I do not want to build anything of value on top of such a shady platform that's completely controlled by one Megacorporation. It's too big of a risk.

No matter how many MVPs tout "MS <3 Open Source", how can anyone still believe them after these repeated violations?

4 comments

.NET was open sourced in 2016, that's 6 years ago. It looks like you were 1+ years fully within the ecosystem before any part of it was OSS, and now you're demanding new features they write get open sourced as well?

Reminds of that time they introduced WiFi on planes; it was a brand new thing, and they let folks on the flight use it for free - but of course being a new tech it broke down after about an hour. There was this guy on the flight making a big fuss about the WiFi stopping working, like truly upset and vocal about it. Dude, how are you owed something you didn't even know existed an hour ago?

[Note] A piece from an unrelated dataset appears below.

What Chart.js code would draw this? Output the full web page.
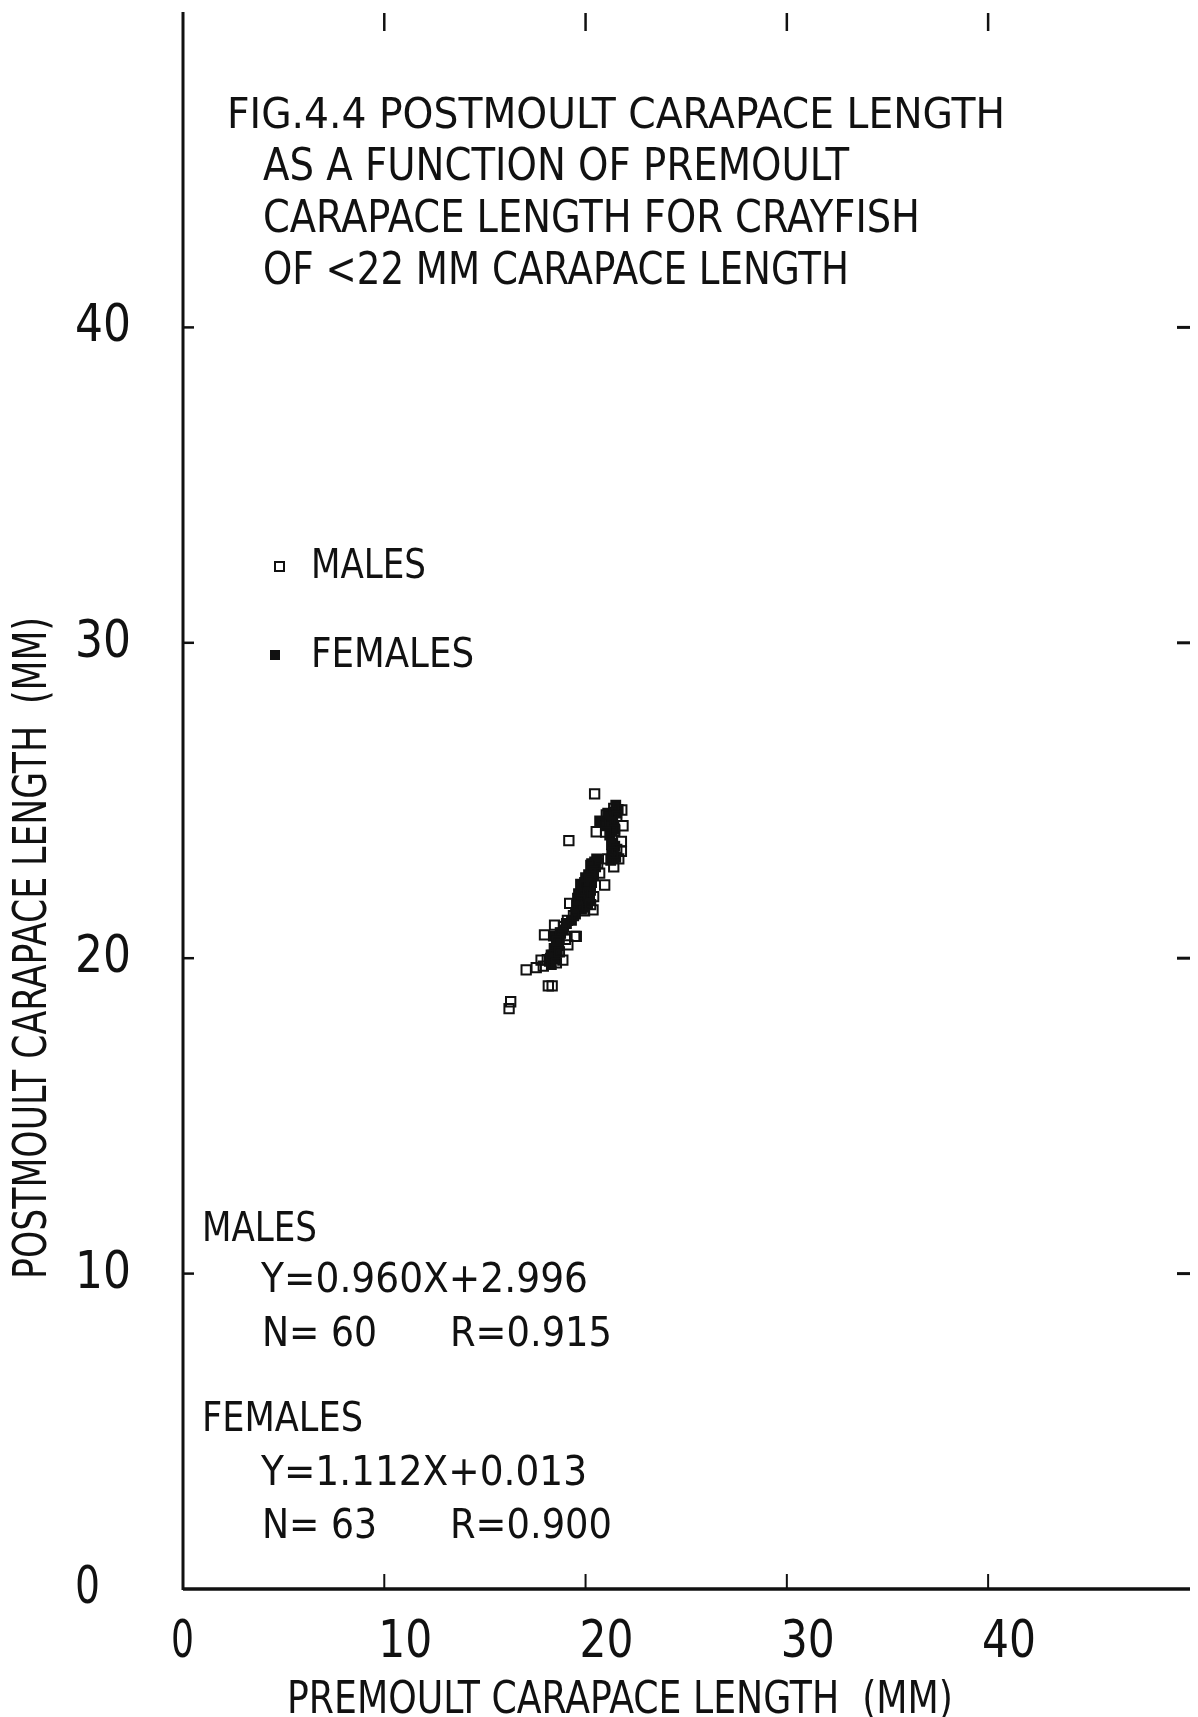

I agree with this sentiment, but you forgot to credit Louis CK for the anecdote you borrowed.
He should steal material from less well-known comedians. That's what the pros do.
Ah, a connoisseur! :)
They replace an existing open source feature with a closed source one.

So that's totally different.

No they don't, they give you a choice between the existing open source solution and a new closed source one.
The problem with MVPs is that they are effectively Microsoft sponsored marketing outlets. I know a few of them personally and they are great people but damn have they drunk the kool-aid.
To a degree where they are pointless as a consumer but also pointless as an input gatherer.

MVP are pointless.

It's not only that debugger is closed-source - if you try to run non-MS provided build of VS Code, the .Net debugger would decline to start. That was very surprising, after installing VS Code on ubuntu from some default package.
is `dotnet watch` basically `git ls-files|entr dotnet build` ?

(entr is http://eradman.com/entrproject/ – like inotifywait but easier)

It may as well be. It can do some legit hot reload, but the set of scenarios where it works is so small it’s effectively useless.
Yea, the drama occurred when it was in preview, so we all thought it's going to have real hot-reload capability as we know from webdev.
No, it has a lot of bytecode level intelligence to surgically replace the parts of the program that need replaced (as I understand it). Your version just re-runs the project from scratch whenever a change occurs.
I think it also replaces the running code on the fly.